I will admit that I entered the auditorium at International City Theatre to see and hear Alan L. Brooks’ play, A Splintered Soul, with a bit of trepidation. I knew from the press release that the story concerns Holocaust survivors adjusting to life in San Francisco in 1947. As a teenager in 1963, I learned about the Jewish genocide in a class all sophomores were compelled to experience that consisted, in part, of two films, Leni Riefenstahl’s 1935 Triumph of the Will that documented the Nazi Party’s grandiose 1935 Nuremberg Rally glorifying Adolf Hitler, and the French documentary, Night and Fog, which featured shots of the abandoned death camps Auschwitz and Majdanek, as well as live action Nazi films and black and white stills that revealed the unfathomable ugliness of “the final solution.” It was tough stuff to watch—scenes of bodies bulldozed into trenches; people descending from cattle cars; naked people being flogged into running in the snow; starving individuals peering at the camera with hollow eyes. One scene horrified me the most. In the corner of a warehouse the camera revealed a pile of human hair perhaps four feet deep. But then the lens slowly zoomed out to show an entire room filled with hair. How many individual human beings were sacrificed to achieve such a horror?
Later in that year, I asked a girl out to the movies. When I went to pick her up, her father greeted me at the door and reached out to shake my hand. On his forearm were tattooed numbers. I knew instantly what that meant. In the car, my date told me that her parents had survived Auschwitz.

Mr. Brooks’ drama draws the audience into rapt attention. The survivors, led by Rabbi Simon Kroeller (powerful Stephen Rockwell), meet to support one another in adjusting to American life. Gerta (the utterly compelling Allison Blaize) lives as a domestic in the home of a couple, Leo (Jon Weinberg) and Sadie (Madeleine Falk) who grieve over the death of their young son in their individual ways. Young Mordechai (Nathan Mohebbi) works in a bakery and seems to be adjusting well. But Sol (Mr. Weinberg) is a bitter, limping nihilist.
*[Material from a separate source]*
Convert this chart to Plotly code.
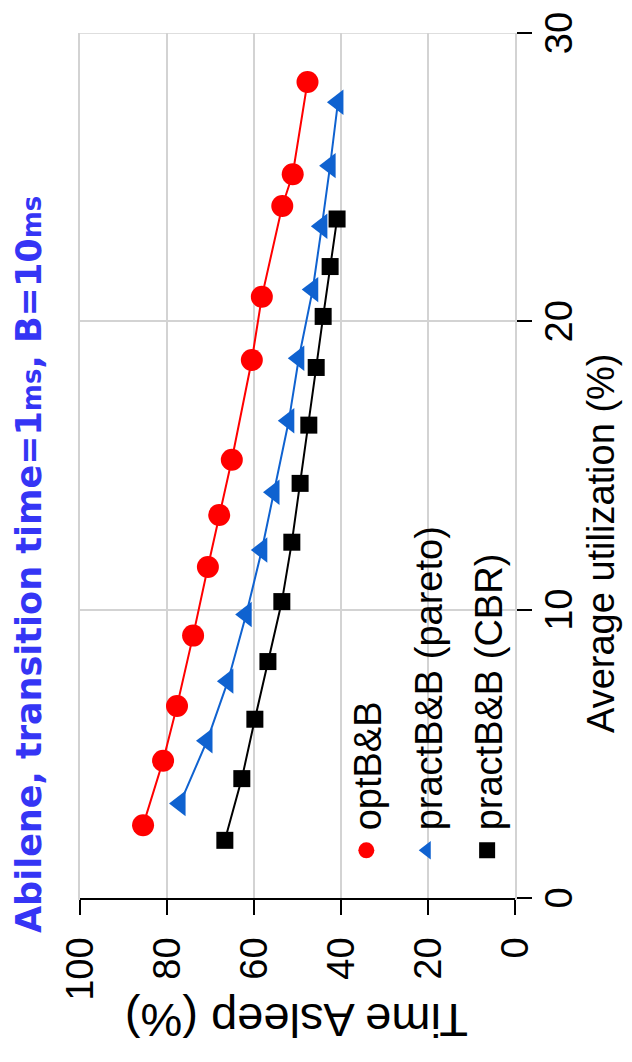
import plotly.graph_objects as go

# ---- data ----
opt_util = [2.52, 4.76, 6.66, 9.10, 11.48, 13.28, 15.2, 18.66, 20.85, 24.0, 25.1, 28.3]
opt_time = [85.5, 80.9, 77.7, 74.0, 70.6, 68.0, 65.1, 60.5, 58.2, 53.5, 51.1, 47.7]

pareto_util = [3.28, 5.45, 7.52, 9.83, 12.07, 14.07, 16.55, 18.72, 21.1, 23.3, 25.4, 27.6]
pareto_time = [77.0, 70.8, 66.0, 61.8, 58.2, 55.4, 52.0, 49.7, 46.5, 44.4, 42.5, 40.7]

cbr_util = [2.0, 4.14, 6.2, 8.2, 10.28, 12.34, 14.38, 16.4, 18.4, 20.17, 21.9, 23.55]
cbr_time = [66.7, 62.8, 59.8, 56.8, 53.6, 51.3, 49.4, 47.4, 45.7, 44.1, 42.5, 40.9]

series_names = ["optB&B", "practB&B (pareto)", "practB&B (CBR)"]
x_ticks = [0, 10, 20, 30]
y_ticks = [0, 20, 40, 60, 80, 100]

FONT = "Liberation Sans, Arial, sans-serif"
GRID = "#D3D3D3"

series = [
    (opt_util, opt_time, series_names[0], "#FF0000", "circle", 22),
    (pareto_util, pareto_time, series_names[1], "#0F62D0", "triangle-up", 22),
    (cbr_util, cbr_time, series_names[2], "#000000", "square", 17),
]

fig = go.Figure()
for xs, ys, name, col, sym, sz in series:
    fig.add_trace(go.Scatter(x=xs, y=ys, mode="lines", line=dict(color=col, width=2),
                             showlegend=False, hoverinfo="skip"))
for xs, ys, name, col, sym, sz in series:
    fig.add_trace(go.Scatter(x=xs, y=ys, mode="markers", name=name, legendgroup=name,
                             marker=dict(color=col, symbol=sym, size=sz, line=dict(width=0))))

fig.update_layout(
    width=1062, height=632,
    margin=dict(l=164, r=28, t=80, b=117),
    paper_bgcolor="white", plot_bgcolor="white",
    font=dict(family=FONT, color="black"),
    showlegend=True,
    legend=dict(x=0.032, y=0.202, xanchor="left", yanchor="middle",
                font=dict(family=FONT, size=38, color="black"),
                bgcolor="rgba(0,0,0,0)", tracegroupgap=8, itemsizing="trace"),
    xaxis=dict(range=[0, 30], tickvals=x_ticks, ticktext=[str(v) for v in x_ticks],
               showgrid=True, gridcolor=GRID, gridwidth=1.5,
               zeroline=False, showline=True, linecolor=GRID, linewidth=1.5, mirror=True,
               ticks="outside", ticklen=15, tickwidth=1.5, tickcolor="black",
               tickfont=dict(family=FONT, size=38, color="black"), ticklabelstandoff=-5),
    yaxis=dict(range=[0, 100], tickvals=y_ticks, ticktext=[str(v) for v in y_ticks],
               showgrid=True, gridcolor=GRID, gridwidth=1.5,
               zeroline=False, showline=True, linecolor="black", linewidth=1.5,
               ticks="outside", ticklen=15, tickwidth=1.5, tickcolor="black",
               tickfont=dict(family=FONT, size=38, color="black"), ticklabelstandoff=15),
)

# gray grid line at the last utilization tick (right edge of the plot)
fig.add_shape(type="line", xref="x", yref="paper", x0=x_ticks[-1], x1=x_ticks[-1], y0=0, y1=1,
              line=dict(color=GRID, width=1.5), layer="below")

fig.add_annotation(text="Average utilization (%)", xref="paper", yref="paper",
                   x=0.41, y=-0.197, xanchor="center", yanchor="middle", showarrow=False,
                   font=dict(family=FONT, size=38, color="black"))
fig.add_annotation(text="Time Asleep (%)", xref="paper", yref="paper",
                   x=-0.1425, y=0.503, xanchor="center", yanchor="middle", showarrow=False,
                   textangle=-90, font=dict(family=FONT, size=47, color="black"))
fig.add_annotation(text="Abilene, transition time=1<span style='font-size:26px'>ms</span>, B=10<span style='font-size:26px'>ms</span>",
                   xref="paper", yref="paper", x=0.385, y=1.117, xanchor="center", yanchor="middle",
                   showarrow=False, font=dict(family="DejaVu Sans, Verdana, sans-serif", size=35, color="#3535F5", weight="bold"))

post = """
var gd = document.getElementById('{plot_id}');
document.documentElement.style.overflow = 'hidden';
document.body.style.margin = '0';
document.body.style.overflow = 'hidden';
gd.style.position = 'absolute';
gd.style.left = '0px';
gd.style.top = '0px';
gd.style.transformOrigin = '0 0';
gd.style.transform = 'translate(0px, 1062px) rotate(-90deg)';
"""

fig.write_html("out.html", post_script=post, config={"displayModeBar": False})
The small group is enlarged when two young people, Harold (Brandon Root) and Elisa (Quinn Francis), come to the Rabbi seeking sanctuary from a man who exploits them. A San Francisco judge, Martin Levinsky (Louis A. Lotorto), supports the small group of refugees, but challenges the Rabbi’s authority, urging him to forget the past and submit to American ways. Soon the plot thickens and lurches into deep, dangerous, physical and emotional waters.
Under the keen direction of Marya Mazor, the cast is spellbinding. I especially appreciated the performances of Mr. Weinberg, who utterly transforms himself in the distinctly opposite characters of Sol and Leo, as well as that of Ms. Falk who is irritatingly brittle and haughty as Sadie, warm and loving as the spirit of the Rabbi’s dead wife Sarah, and urbane and sympathetic as Countess Minassi.

The multilevel unit set design by Yuri Okahana (with lighting by Donna Ruzika) expresses the past and present with a barbed wire fence upstage and shoes stuffed under the platform, and more in a pile up left. Costumes by Kim DeShazo support character, time and place. Dave Mickey’s sound design is subtly transparent; Patty and Gordon Brile do props; and hair and wigs are by Anthony Gagliardi.
A Splintered Soul, produced by caryn desai, is superior theatre in all aspects. It runs through November 4 at International City Theatre, Long Beach Performing Arts Center, 330 East Seaside Way in Long Beach.